--- start ---

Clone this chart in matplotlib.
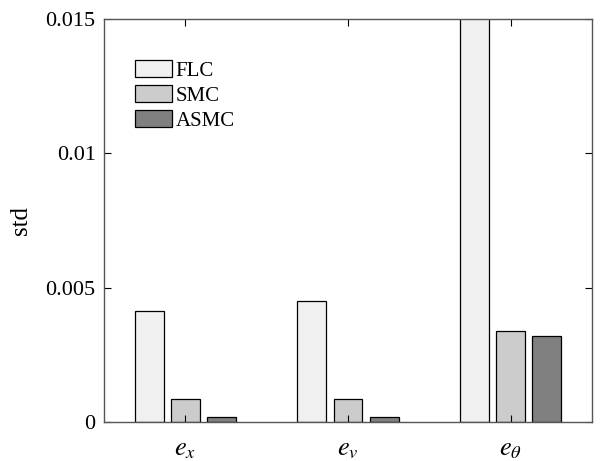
import matplotlib
matplotlib.use('Agg')
import matplotlib.pyplot as plt
import numpy as np

# data
groups = [r'$e_x$', r'$e_v$', r'$e_\theta$']
methods = ['FLC', 'SMC', 'ASMC']
flc = [0.00414, 0.00449, 0.0185]
smc = [0.00085, 0.00085, 0.00340]
asmc = [0.00018, 0.00018, 0.00320]
colors = ['#f0f0f0', '#cccccc', '#808080']

plt.rcParams['font.family'] = ['Liberation Serif', 'DejaVu Serif']
plt.rcParams['mathtext.fontset'] = 'stix'

fig = plt.figure(figsize=(6.01, 4.61), dpi=100)
ax = fig.add_axes([104 / 601, 1 - 422 / 461, (592 - 104) / 601, (422 - 19) / 461])

x = np.arange(1, len(groups) + 1)
width = 0.178
step = 0.222
for i, (vals, name) in enumerate(zip([flc, smc, asmc], methods)):
	ax.bar(x + (i - 1) * step, vals, width, color=colors[i], edgecolor='black',
		   linewidth=0.9, label=name)

ax.set_xlim(0.5, 3.5)
ax.set_ylim(0, 0.015)
ax.set_xticks(x)
ax.set_xticklabels(groups, fontsize=19)
ax.set_yticks([0, 0.005, 0.01, 0.015])
ax.set_yticklabels(['0', '0.005', '0.01', '0.015'], fontsize=16)
ax.tick_params(direction='in', top=True, right=True, length=5, width=0.8, pad=6)
ax.tick_params(axis='x', pad=12)
for s in ax.spines.values():
	s.set_color('#555555')
	s.set_linewidth(1.0)
ax.set_ylabel('std', fontsize=18, labelpad=10)

ax.legend(loc='upper left', bbox_to_anchor=(0.064, 0.898), frameon=False, fontsize=15,
		  handlelength=1.75, handleheight=0.9, handletextpad=0.2, labelspacing=0.19,
		  borderaxespad=0, borderpad=0)

fig.savefig('out.png', dpi=100)
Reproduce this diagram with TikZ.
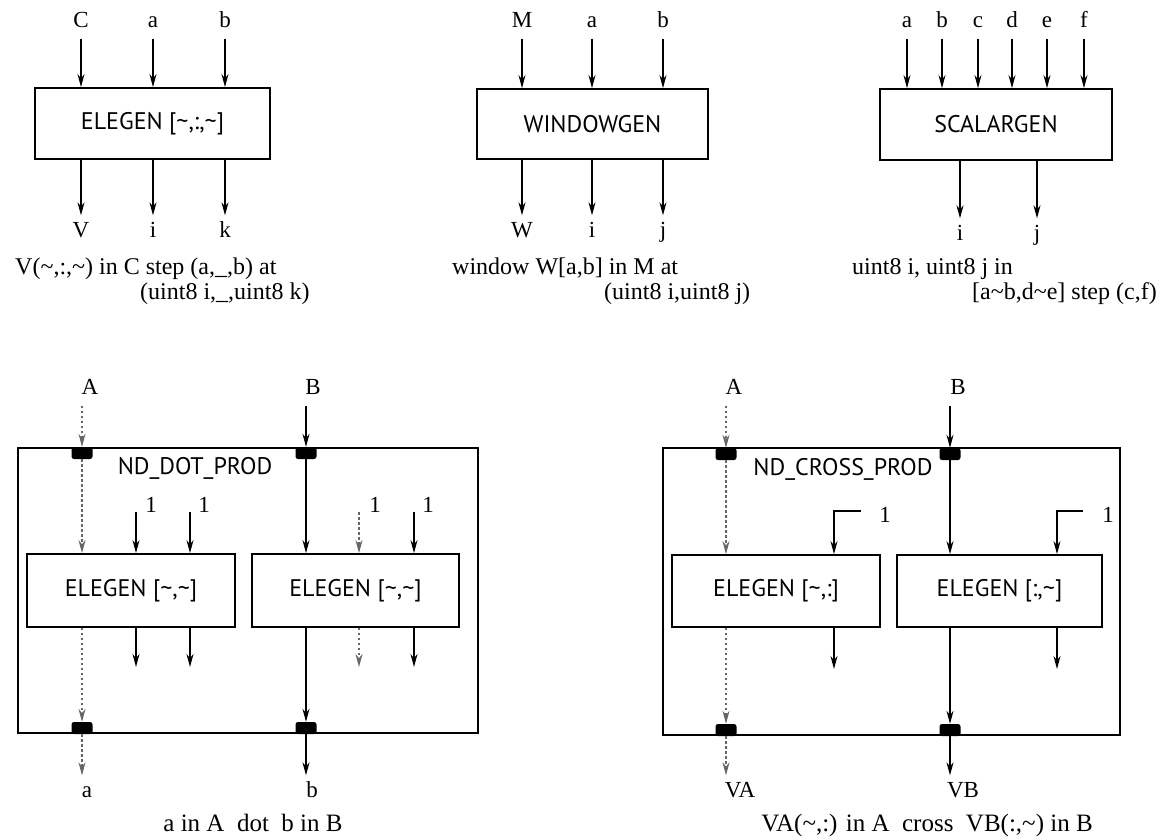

--- end ---

Go through the lines above. Select every one that has the string "this".

Clone this chart in matplotlib.
Reproduce this diagram with TikZ.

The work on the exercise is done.